Ma Pavolini è andato oltre nella risposta alla minaccia incombente. Lo ha fatto negli orientamenti (il Nuovo Ordine Europeo poliarchico ed etniarchico anticipa le soluzioni imperiali europee a vocazione eurasiatica che rappresentano la prima alternativa al mondialismo, un’alternativa che oggi seppur vagamente e faticosamente sembra prender forma) ; e lo ha realizzato nelle attuazioni pratiche. Le sue scelte sia dal punto di vista organizzativo (territorializzazione, binomio decentramento-coordinamento, assemblearismo) che da quello socioeconomico (superiorità del lavoro sul capitale, valorizzazione della produttività cogestita) vanno nel senso della localizzazione armonica, dell’autonomia e della partecipazione diretta.
Le scelte selettive ed operative fondate sul sacrificio, sull’onere e sulla generosità a tutti i livelli (sacrificio della vita, solidarietà, assistenza ai bisognosi) gettano le basi di un’autentica élite.
In altre parole, nell’attuazione pavoliniana dell’insegnamento di Mussolini troviamo tutte le risposte per il nostro domani.
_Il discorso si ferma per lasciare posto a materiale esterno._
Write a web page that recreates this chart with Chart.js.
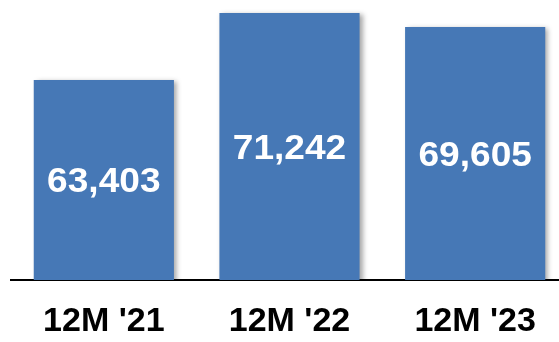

Un domani che non può non coniugare l’idea di Europa, l’economia sociale, la partecipazione e, come garanzia di tutto, un’eutentica élite povera    e dedita al servizio. Un domani, insomma, frugale, spartano, solidale e vincente.
Per questo, o meglio, anche per questo, ci par cosa giusta e fruttuosa andare a vederlo una volta di più questo fascismo sansepolcrista, squadrista, futurista, fiumano, volontario, repubblicano.
Questo fascismo che ha nobilitato l’intero passato italiano, l’impeto risorgimentale, che ha rinnovato e nobilitato il socialismo, che ha scritto le poche ma grandi pagine di storia dell’Italia unita ed ha lasciato dopo di sé non solo uova di drago ma germogli di sempreverde.
Fascismo allora come spunto, esempio e orientamento. Fascismo come ritorno al futuro.